Die Familie Deng wird Albas Know-how auf den chinesischen Markt übertragen wollen. Wenn die Geschäfte gut laufen, kann Alba hiervon als Minderheitsgesellschafter profitieren. Im besten Fall entwickelt sich das Wachstum so gut, dass Alba die verlorengegangenen 60 Prozent am Ergebnis der Dienstleistungssparte überkompensieren kann. Und: Durch die Schuldentilgung verfügt Alba auch über mehr finanziellen Spielraum, um mögliche Expansionsvorhaben der Familie Deng als Partner begleiten zu können.

Allerdings wird sich das Wachstum vermutlich nicht kurzfristig einstellen. Das wiederum erhöht den Druck auf Albas defizitäre Schrottsparte. Denn trotz aller Maßnahmen zur Effizienzsteigerung verursachte der Bereich Metallrecycling im ersten Halbjahr 2016 einen Verlust von 2 Millionen Euro. Im Gesamtjahr 2015 beliefen sich die Verluste in diesem Segment auf 21,2 Millionen Euro.

Im vergangenen Jahr konnte das Minus im Schrottsegment durch das Ergebnis der Dienstleistungssparte (+31,1 Millionen Euro) mehr als ausgeglichen werden. Übrig blieb ein Vorsteuerergebnis der gesamten Alba-Gruppe in Höhe von 9,9 Millionen Euro. Aber ab 2017 steht das Ergebnis der Dienstleistungsparte nur noch in Höhe des Alba-Anteils, also zu 40 Prozent zur Verfügung. Auf Basis des Ergebnisses von 2015 wären das 12,4 Millionen Euro, die die Familie Deng an die Familie Schweitzer überweisen würde.

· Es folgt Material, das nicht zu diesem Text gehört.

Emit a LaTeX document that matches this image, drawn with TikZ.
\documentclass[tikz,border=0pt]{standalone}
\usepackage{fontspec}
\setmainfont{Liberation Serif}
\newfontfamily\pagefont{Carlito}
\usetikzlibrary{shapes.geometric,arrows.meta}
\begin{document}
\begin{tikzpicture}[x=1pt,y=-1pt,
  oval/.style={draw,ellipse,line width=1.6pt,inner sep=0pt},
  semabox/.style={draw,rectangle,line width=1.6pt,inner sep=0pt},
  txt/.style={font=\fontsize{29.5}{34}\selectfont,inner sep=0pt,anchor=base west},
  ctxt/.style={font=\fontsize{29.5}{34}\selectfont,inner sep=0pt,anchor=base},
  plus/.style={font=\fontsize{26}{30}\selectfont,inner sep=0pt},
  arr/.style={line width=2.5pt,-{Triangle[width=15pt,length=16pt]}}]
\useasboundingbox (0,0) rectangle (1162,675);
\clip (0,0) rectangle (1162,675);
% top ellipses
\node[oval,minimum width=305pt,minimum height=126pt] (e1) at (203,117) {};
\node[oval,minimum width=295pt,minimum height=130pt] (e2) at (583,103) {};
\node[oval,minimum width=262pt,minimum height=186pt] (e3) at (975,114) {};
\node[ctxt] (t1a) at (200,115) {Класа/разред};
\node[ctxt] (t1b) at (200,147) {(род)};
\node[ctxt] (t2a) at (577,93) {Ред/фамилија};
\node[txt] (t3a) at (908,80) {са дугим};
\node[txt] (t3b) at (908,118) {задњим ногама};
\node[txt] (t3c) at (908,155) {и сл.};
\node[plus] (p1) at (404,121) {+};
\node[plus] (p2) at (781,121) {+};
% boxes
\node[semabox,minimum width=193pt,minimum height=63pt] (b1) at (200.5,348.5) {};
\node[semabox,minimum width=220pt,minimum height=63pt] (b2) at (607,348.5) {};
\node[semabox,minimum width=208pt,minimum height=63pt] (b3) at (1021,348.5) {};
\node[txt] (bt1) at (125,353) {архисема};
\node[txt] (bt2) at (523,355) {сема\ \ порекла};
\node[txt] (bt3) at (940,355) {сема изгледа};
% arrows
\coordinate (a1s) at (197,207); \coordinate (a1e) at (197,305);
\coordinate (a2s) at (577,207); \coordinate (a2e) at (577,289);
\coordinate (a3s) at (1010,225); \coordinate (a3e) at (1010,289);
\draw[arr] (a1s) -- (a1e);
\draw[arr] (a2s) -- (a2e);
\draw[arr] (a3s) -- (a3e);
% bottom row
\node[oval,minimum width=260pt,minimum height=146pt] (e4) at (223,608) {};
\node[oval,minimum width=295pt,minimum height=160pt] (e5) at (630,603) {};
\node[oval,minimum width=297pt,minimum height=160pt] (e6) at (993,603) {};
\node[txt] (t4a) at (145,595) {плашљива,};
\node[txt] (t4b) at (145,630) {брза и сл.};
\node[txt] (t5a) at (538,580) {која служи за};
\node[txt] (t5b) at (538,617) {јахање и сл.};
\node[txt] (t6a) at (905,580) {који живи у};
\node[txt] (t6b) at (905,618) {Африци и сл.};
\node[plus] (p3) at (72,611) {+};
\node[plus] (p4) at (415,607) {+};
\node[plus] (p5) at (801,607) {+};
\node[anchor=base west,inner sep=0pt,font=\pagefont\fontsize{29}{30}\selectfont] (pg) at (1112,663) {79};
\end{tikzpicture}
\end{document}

Im Jahr 2015 hätte diese Konstellation zu einem dicken Minus geführt, doch bis Ende 2017, wenn zum ersten Mal ein volles Geschäftsjahr unter den neuen Eigentumsverhältnissen abgerechnet wird, wird Alba das Schrottgeschäft wohl restrukturiert haben. Somit könnte Alba tatsächlich die Weichen für mehr Wachstum gestellt und zugleich den angeblichen finanziellen Engpass überwunden haben. Der Preis dafür ist, dass nun Vertreter des chinesischen Fonds mit am Vorstandstisch sitzen. Dann kann gut sein, oder auch nicht.